• THE REQUEST
Reproduce the listing below from the line with "Write a Python" to the line with "labour_cost = [5.3, 7.6, 8.75, 10.25]", both lines included, character for character, minus any pictures.

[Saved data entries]
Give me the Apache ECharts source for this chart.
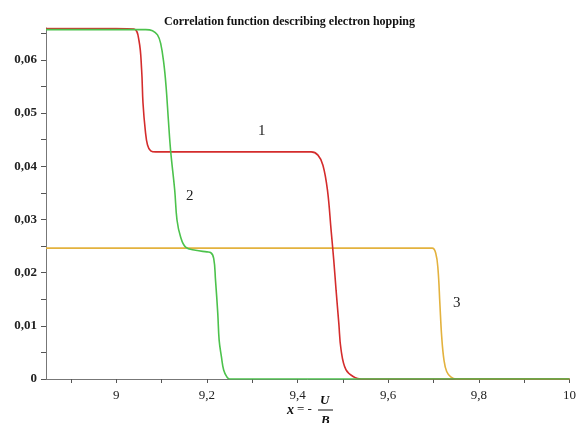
<!DOCTYPE html>
<html>
<head>
    <meta charset="utf-8" />
    <title>Correlation function</title>
    <script src="https://cdn.jsdelivr.net/npm/echarts@6/dist/echarts.min.js"></script>
    <style>
        html, body { margin: 0; padding: 0; background: #fff; }
        #main { width: 579px; height: 423px; }
    </style>
</head>
<body>
    <div id="main"></div>
    <script type="text/javascript">
        // curve 1 (red)
        var redX = [8.845, 9.0, 9.039, 9.050, 9.056, 9.059, 9.064, 9.069, 9.076, 9.087, 9.2, 9.43, 9.445, 9.456, 9.466, 9.474, 9.480, 9.485, 9.491, 9.496, 9.507, 9.526, 9.54, 10.0];
        var redY = [0.0659, 0.0659, 0.0658, 0.0637, 0.0581, 0.0519, 0.0468, 0.0440, 0.0429, 0.0427, 0.0427, 0.0427, 0.0421, 0.0402, 0.0355, 0.0280, 0.0222, 0.0167, 0.0105, 0.0055, 0.0017, 0.0003, 0, 0];
        // curve 2 (green)
        var greenX = [8.845, 9.0, 9.065, 9.080, 9.091, 9.098, 9.105, 9.110, 9.115, 9.120, 9.129, 9.134, 9.142, 9.153, 9.175, 9.200, 9.208, 9.215, 9.219, 9.224, 9.227, 9.232, 9.237, 9.244, 9.25, 10.0];
        var greenY = [0.0657, 0.0657, 0.0657, 0.0655, 0.0647, 0.0631, 0.0593, 0.0549, 0.0487, 0.0429, 0.0355, 0.0299, 0.0267, 0.0248, 0.0242, 0.0239, 0.0238, 0.0227, 0.0186, 0.0123, 0.0073, 0.0042, 0.0017, 0.0004, 0, 0];
        // curve 3 (yellow)
        var yellowX = [8.845, 9.5, 9.697, 9.705, 9.710, 9.714, 9.718, 9.723, 9.729, 9.738, 9.75, 10.0];
        var yellowY = [0.0246, 0.0246, 0.0246, 0.0236, 0.0205, 0.0142, 0.0080, 0.0036, 0.0014, 0.0004, 0, 0];

        var xTicks = [8.9, 9.0, 9.1, 9.2, 9.3, 9.4, 9.5, 9.6, 9.7, 9.8, 9.9, 10.0];
        var xLabels = [9, 9.2, 9.4, 9.6, 9.8, 10];
        var yTicks = [0, 0.005, 0.01, 0.015, 0.02, 0.025, 0.03, 0.035, 0.04, 0.045, 0.05, 0.055, 0.06, 0.065];
        var yLabels = [0, 0.01, 0.02, 0.03, 0.04, 0.05, 0.06];

        var curveNames = ['1', '2', '3'];
        var curveColors = ['#d42c2c', '#4cc24c', '#e3b23e'];

        const zip = (xs, ys) => xs.map((x, i) => [x, ys[i]]);
        const serif = 'Liberation Serif, Times New Roman, serif';

        var chart = echarts.init(document.getElementById('main'));

        var lineSeries = (name, data, color, z) => ({
            name: name,
            type: 'line',
            data: data,
            showSymbol: false,
            smooth: 0.4,
            z: z,
            lineStyle: { color: color, width: 1.6 },
            animation: false
        });

        var option = {
            backgroundColor: '#fff',
            title: {
                text: 'Correlation function describing electron hopping',
                left: 'center',
                top: 11,
                textStyle: { fontFamily: serif, fontWeight: 'bold', fontSize: 12, color: '#111' }
            },
            grid: { left: 46, right: 6, top: 28, bottom: 44, containLabel: false },
            xAxis: {
                type: 'value',
                min: 8.845,
                max: 10,
                splitLine: { show: false },
                axisLine: { lineStyle: { color: '#777', width: 1 } },
                axisTick: { customValues: xTicks, length: 4, lineStyle: { color: '#555' } },
                axisLabel: {
                    customValues: xLabels,
                    margin: 10,
                    fontFamily: serif,
                    fontSize: 13,
                    color: '#222',
                    formatter: v => String(+v.toFixed(1)).replace('.', ',')
                }
            },
            yAxis: {
                type: 'value',
                min: 0,
                max: 0.066,
                splitLine: { show: false },
                axisLine: { show: true, lineStyle: { color: '#777', width: 1 } },
                axisTick: { show: true, customValues: yTicks, length: 5, lineStyle: { color: '#555' } },
                axisLabel: {
                    customValues: yLabels,
                    margin: 9,
                    fontFamily: serif,
                    fontWeight: 'bold',
                    fontSize: 13,
                    color: '#222',
                    formatter: v => v === 0 ? '0' : v.toFixed(2).replace('.', ',')
                }
            },
            series: [
                lineSeries(curveNames[2], zip(yellowX, yellowY), curveColors[2], 2),
                lineSeries(curveNames[0], zip(redX, redY), curveColors[0], 3),
                lineSeries(curveNames[1], zip(greenX, greenY), curveColors[1], 4)
            ],
            graphic: [
                { type: 'text', left: 258, top: 124, style: { text: '1', font: '15px ' + serif, fill: '#222' } },
                { type: 'text', left: 186, top: 189, style: { text: '2', font: '15px ' + serif, fill: '#222' } },
                { type: 'text', left: 453, top: 296, style: { text: '3', font: '15px ' + serif, fill: '#222' } },
                // axis name x = - U / B
                { type: 'text', left: 287, top: 403, style: { text: 'x', font: 'italic bold 14px ' + serif, fill: '#111' } },
                { type: 'text', left: 297, top: 403, style: { text: '= -', font: '13px ' + serif, fill: '#111' } },
                { type: 'text', left: 320, top: 394, style: { text: 'U', font: 'italic bold 13px ' + serif, fill: '#111' } },
                { type: 'line', shape: { x1: 318, y1: 410, x2: 333, y2: 410 }, style: { stroke: '#111', lineWidth: 1 } },
                { type: 'text', left: 321, top: 414, style: { text: 'B', font: 'italic bold 13px ' + serif, fill: '#111' } }
            ]
        };

        chart.setOption(option);
    </script>
</body>
</html>
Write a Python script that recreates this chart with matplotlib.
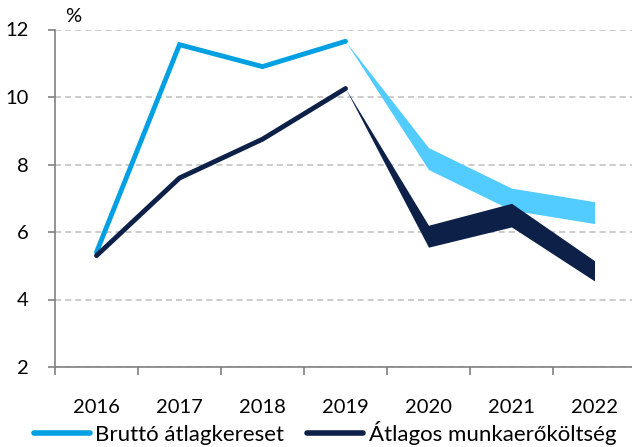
import matplotlib
matplotlib.use('Agg')
import matplotlib.pyplot as plt
from matplotlib.lines import Line2D

years = ['2016', '2017', '2018', '2019', '2020', '2021', '2022']

# actual values 2016-2019
gross_wage = [5.4, 11.55, 10.9, 11.65]
labour_cost = [5.3, 7.6, 8.75, 10.25]

# forecast ranges 2019-2022 (2019 is the last actual point)
gross_low = [11.65, 7.85, 6.65, 6.25]
gross_high = [11.65, 8.5, 7.3, 6.9]
cost_low = [10.25, 5.55, 6.15, 4.55]
cost_high = [10.25, 6.2, 6.85, 5.15]

labels = ['Bruttó átlagkereset', 'Átlagos munkaerőköltség']

LIGHT = '#00A0E3'
LIGHT_BAND = '#52CBFF'
DARK = '#0C2048'

plt.rcParams['font.family'] = ['Lato', 'DejaVu Sans']
plt.rcParams['font.size'] = 14.5

W, H = 632, 447
fig = plt.figure(figsize=(W / 100, H / 100), dpi=100)
ax = fig.add_axes([55 / W, 80 / H, 581 / W, 337.5 / H])

x_act = list(range(len(gross_wage)))
x_fc = list(range(len(gross_wage) - 1, len(years)))

ax.fill_between(x_fc, gross_low, gross_high, color=LIGHT_BAND, lw=0, zorder=2)
ax.fill_between(x_fc, cost_low, cost_high, color=DARK, lw=0, zorder=3)
ax.plot(x_act, gross_wage, color=LIGHT, lw=3.5, solid_capstyle='round',
        solid_joinstyle='miter', zorder=4)
ax.plot(x_act, labour_cost, color=DARK, lw=3.5, solid_capstyle='round',
        solid_joinstyle='miter', zorder=4)

ax.set_xlim(-0.5, len(years) - 0.5)
ax.set_ylim(2, 12)
ax.set_yticks([2, 4, 6, 8, 10, 12])
ax.set_xticks(range(len(years)))
ax.set_xticklabels(years)
ax.set_xticks([i - 0.5 for i in range(len(years) + 1)], minor=True)
ax.tick_params(axis='x', which='major', length=0, pad=23)
ax.tick_params(axis='x', which='minor', length=6, width=1.2, color='#808080')
ax.tick_params(axis='y', length=5, width=1.2, color='#808080', pad=14)

ax.yaxis.grid(True, color='#BFBFBF', lw=1.1, ls=(0, (4, 2.6)))
ax.set_axisbelow(True)
for s in ['top', 'right']:
    ax.spines[s].set_visible(False)
for s in ['left', 'bottom']:
    ax.spines[s].set_color('#808080')
    ax.spines[s].set_linewidth(1.2)

fig.text(73 / W, 1 - 17 / H, '%', ha='center', va='center')

handles = [Line2D([], [], color=LIGHT, lw=4, solid_capstyle='round'),
           Line2D([], [], color=DARK, lw=4, solid_capstyle='round')]
fig.legend(handles, labels, loc='center', bbox_to_anchor=(325 / W, 1 - 433 / H),
           ncol=2, frameon=False, fontsize=16, handlelength=2.5,
           handletextpad=0.25, columnspacing=1.05, borderpad=0)

fig.savefig('out.png', dpi=100)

• SOLUTION
Write a Python script that recreates this chart with matplotlib.
import matplotlib
matplotlib.use('Agg')
import matplotlib.pyplot as plt
from matplotlib.lines import Line2D

years = ['2016', '2017', '2018', '2019', '2020', '2021', '2022']

# actual values 2016-2019
gross_wage = [5.4, 11.55, 10.9, 11.65]
labour_cost = [5.3, 7.6, 8.75, 10.25]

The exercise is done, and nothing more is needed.